Mr. Rémi Lambert, Deputy Head of Mission, Embassy of France to Thailand added: “Such a complete approach of providing advice to political partners, implementing joint activities, and supporting pilot projects seems to be the most efficient way to tackle the plastic waste challenge. Bringing together representatives from the various countries involved to share experiences and knowledge is a great opportunity to improve not only the scientific and academic understanding of plastic contamination, but also the ability to raise awareness and find new solutions and new technologies.”
Alvaro Zurita, Team Leader of the ‘Rethinking Plastics’ project from GIZ, said: “The past 3,5 years have been a great journey. We were able to support policy processes, such as on Extended Producer Responsibility and to share the key lessons learnt from the European Union. We prepared studies, recommendations, and policy briefs, and engaged with multiple stakeholders in seven different countries in Asia. I would like to thank our political partner institutions and all involved businesses, organisations and academia for their commitment and willingness to rethinking the plastics value chain and I hope that we will continue doing so jointly.”
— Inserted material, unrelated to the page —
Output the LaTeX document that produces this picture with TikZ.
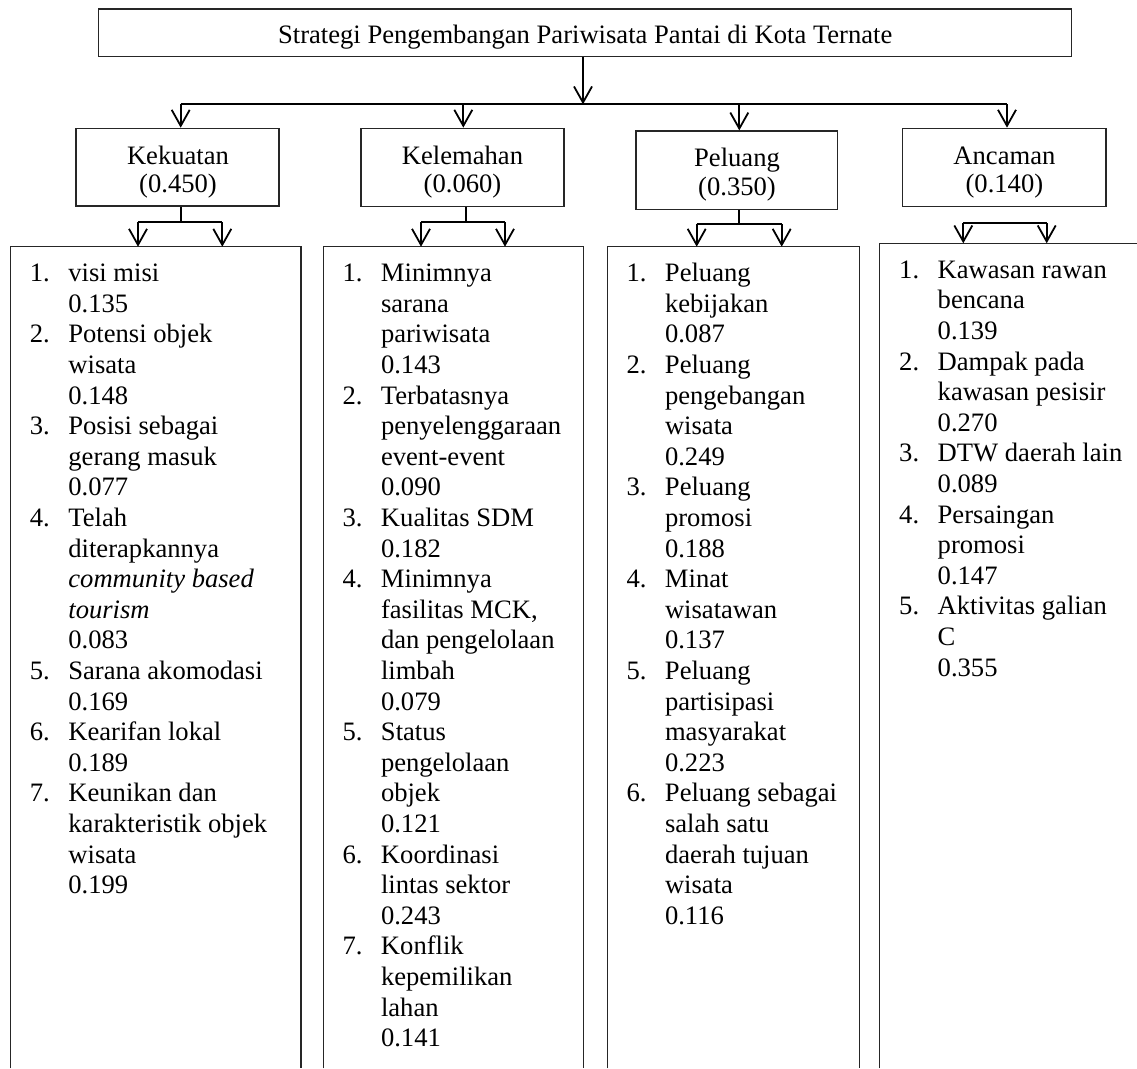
\documentclass[tikz,border=0pt]{standalone}
\usepackage{fontspec}
\setmainfont{Liberation Serif}
\usetikzlibrary{arrows.meta,calc}
\newcommand{\listfnt}{\fontsize{26.6pt}{30.6pt}\selectfont}
\newcommand{\headfnt}{\fontsize{26.6pt}{28.5pt}\selectfont}
\tikzset{
  conn/.style={line width=1.8pt, black},
  arr/.style={conn, -{Straight Barb[length=16pt,width=18pt,line width=1.8pt]}},
  boxline/.style={line width=1.3pt, black!85},
  topbox/.style={draw=black!85, line width=1.3pt, rectangle, inner sep=0pt, font=\listfnt},
  headbox/.style={draw=black!85, line width=1.3pt, rectangle, inner sep=0pt},
  headtext/.style={inner sep=0pt, anchor=base, font=\headfnt},
  listarea/.style={rectangle, inner sep=0pt, anchor=north west},
  listtext/.style={inner sep=0pt, anchor=base west, font=\listfnt},
}
\begin{document}
\begin{tikzpicture}[x=1pt,y=-1pt]
\useasboundingbox (0,0) rectangle (1137,1068);

% title
\node[topbox, minimum width=972.9pt, minimum height=47.7pt, text height=20.8pt, text depth=0pt]
  (title) at (585.2,32.9) {Strategi Pengembangan Pariwisata Pantai di Kota Ternate};

% level 2 boxes
\node[headbox, minimum width=203pt, minimum height=77.7pt] (kek) at (177.5,167.2) {};
\node[headbox, minimum width=203pt, minimum height=78.4pt] (kel) at (462.5,167.5) {};
\node[headbox, minimum width=201.7pt, minimum height=78.3pt] (pel) at (736.9,170.2) {};
\node[headbox, minimum width=203.3pt, minimum height=78.4pt] (anc) at (1004.4,167.5) {};

\node[headtext] (kekT) at (178,164) {\begin{tabular}[t]{@{}c@{}}Kekuatan\\(0.450)\end{tabular}};
\node[headtext] (kelT) at (462.5,164) {\begin{tabular}[t]{@{}c@{}}Kelemahan\\(0.060)\end{tabular}};
\node[headtext] (pelT) at (737,166.7) {\begin{tabular}[t]{@{}c@{}}Peluang\\(0.350)\end{tabular}};
\node[headtext] (ancT) at (1004.4,164) {\begin{tabular}[t]{@{}c@{}}Ancaman\\(0.140)\end{tabular}};

% level 3 areas (open at the bottom)
\node[listarea, minimum width=290pt, minimum height=821.3pt] (s1) at (10.7,246.7) {};
\node[listarea, minimum width=260pt, minimum height=821.3pt] (s2) at (323.3,246.7) {};
\node[listarea, minimum width=252pt, minimum height=821.3pt] (s3) at (607.3,246.7) {};
\node[listarea, minimum width=270pt, minimum height=824.7pt] (s4) at (879.3,243.3) {};

\draw[boxline] (s1.south west) -- (s1.north west) -- (s1.north east) -- (s1.south east);
\draw[boxline] (s2.south west) -- (s2.north west) -- (s2.north east) -- (s2.south east);
\draw[boxline] (s3.south west) -- (s3.north west) -- (s3.north east) -- (s3.south east);
\draw[boxline] (s4.south west) -- (s4.north west) -- (s4.north east);

% junction coordinates
\coordinate (hub)  at (583,104.3);
\coordinate (kekA) at (180.7,104.3);
\coordinate (kelA) at (463.3,104.3);
\coordinate (pelA) at (739.3,104.3);
\coordinate (ancA) at (1007,104.3);

\coordinate (kekJ) at (180.7,222.3);
\coordinate (kekL) at (138,222.3);
\coordinate (kekR) at (222.3,222.3);
\coordinate (kelJ) at (465.7,222.3);
\coordinate (kelL) at (421,222.3);
\coordinate (kelR) at (505,222.3);
\coordinate (pelJ) at (739.3,224.3);
\coordinate (pelL) at (696.7,224.3);
\coordinate (pelR) at (781.7,224.3);
\coordinate (ancL) at (963.3,223.3);
\coordinate (ancR) at (1046.7,223.3);

% connectors level 1 -> 2
\draw[arr] (title.south -| hub) -- (hub);
\draw[conn] (kekA) -- (ancA);
\draw[arr] (kekA) -- (kek.north -| kekA);
\draw[arr] (kelA) -- (kel.north -| kelA);
\draw[arr] (pelA) -- (pel.north -| pelA);
\draw[arr] (ancA) -- (anc.north -| ancA);

% connectors level 2 -> 3
\draw[conn] (kek.south -| kekJ) -- (kekJ);
\draw[conn] (kekL) -- (kekR);
\draw[arr] (kekL) -- (s1.north -| kekL);
\draw[arr] (kekR) -- (s1.north -| kekR);

\draw[conn] (kel.south -| kelJ) -- (kelJ);
\draw[conn] (kelL) -- (kelR);
\draw[arr] (kelL) -- (s2.north -| kelL);
\draw[arr] (kelR) -- (s2.north -| kelR);

\draw[conn] (pel.south -| pelJ) -- (pelJ);
\draw[conn] (pelL) -- (pelR);
\draw[arr] (pelL) -- (s3.north -| pelL);
\draw[arr] (pelR) -- (s3.north -| pelR);

\draw[conn] (ancL) -- (ancR);
\draw[arr] (ancL) -- (s4.north -| ancL);
\draw[arr] (ancR) -- (s4.north -| ancR);

% lists
\node[listtext] (l1) at (29.7,281.7) {\begin{tabular}[t]{@{}p{38.5pt}@{}l@{}}
1. & visi misi\\
   & 0.135\\
2. & Potensi objek\\
   & wisata\\
   & 0.148\\
3. & Posisi sebagai\\
   & gerang masuk\\
   & 0.077\\
4. & Telah\\
   & diterapkannya\\
   & \textit{community based}\\
   & \textit{tourism}\\
   & 0.083\\
5. & Sarana akomodasi\\
   & 0.169\\
6. & Kearifan lokal\\
   & 0.189\\
7. & Keunikan dan\\
   & karakteristik objek\\
   & wisata\\
   & 0.199
\end{tabular}};

\node[listtext] (l2) at (342.3,281.7) {\begin{tabular}[t]{@{}p{38.5pt}@{}l@{}}
1. & Minimnya\\
   & sarana\\
   & pariwisata\\
   & 0.143\\
2. & Terbatasnya\\
   & penyelenggaraan\\
   & event-event\\
   & 0.090\\
3. & Kualitas SDM\\
   & 0.182\\
4. & Minimnya\\
   & fasilitas MCK,\\
   & dan pengelolaan\\
   & limbah\\
   & 0.079\\
5. & Status\\
   & pengelolaan\\
   & objek\\
   & 0.121\\
6. & Koordinasi\\
   & lintas sektor\\
   & 0.243\\
7. & Konflik\\
   & kepemilikan\\
   & lahan\\
   & 0.141
\end{tabular}};

\node[listtext] (l3) at (626.3,281.7) {\begin{tabular}[t]{@{}p{38.5pt}@{}l@{}}
1. & Peluang\\
   & kebijakan\\
   & 0.087\\
2. & Peluang\\
   & pengebangan\\
   & wisata\\
   & 0.249\\
3. & Peluang\\
   & promosi\\
   & 0.188\\
4. & Minat\\
   & wisatawan\\
   & 0.137\\
5. & Peluang\\
   & partisipasi\\
   & masyarakat\\
   & 0.223\\
6. & Peluang sebagai\\
   & salah satu\\
   & daerah tujuan\\
   & wisata\\
   & 0.116
\end{tabular}};

\node[listtext] (l4) at (899,278.3) {\begin{tabular}[t]{@{}p{38.5pt}@{}l@{}}
1. & Kawasan rawan\\
   & bencana\\
   & 0.139\\
2. & Dampak pada\\
   & kawasan pesisir\\
   & 0.270\\
3. & DTW daerah lain\\
   & 0.089\\
4. & Persaingan\\
   & promosi\\
   & 0.147\\
5. & Aktivitas galian\\
   & C\\
   & 0.355
\end{tabular}};
\end{tikzpicture}
\end{document}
Among the key topics on which the project focused was Extended Producer Responsibility, an approach based on the principle that whoever introduces packaging or packaged goods into the country’s market remains responsible for it. The project contributed to policy development and facilitated exchanges and knowledge sharing with partner countries. It also worked with ports and fishing communities to reduce waste from ships and fishing vessels. For example, the project worked on improving port waste management in five important ports in the region, among them Bangkok Port, through an assessment of procedures and by introducing, among others, advanced online notification systems to facilitate waste delivery and disposal in ports. In addition, over 150 fishing vessels joined Fishing for Litter activities, and several training courses and exchanges with participants from the fishing communities took place to develop guidelines and better practices. In the area of sustainable consumption and production of plastics, the project addressed the challenge of reducing single-use plastics in e-commerce and in food delivery; explored options for packaging alternatives and sustainable business models; and worked on sustainable plastic recycling; as well as on standards and ecolabels for plastic packaging and products, which includes, for example, a newly developed ecolabel in the Philippines.
Overall, the ‘Rethinking Plastics’ project held more than 70 events, with more than 1,200 people directly involved in planning, consultation or decision-making processes related to waste collection, sorting and recycling, and plastic waste reduction at local levels. The awareness raising campaigns in five countries involved more than 24,000 participants and visitors and reached out to more than 5 million people on social media with the message to take action and reduce especially single-use plastics in their daily lives.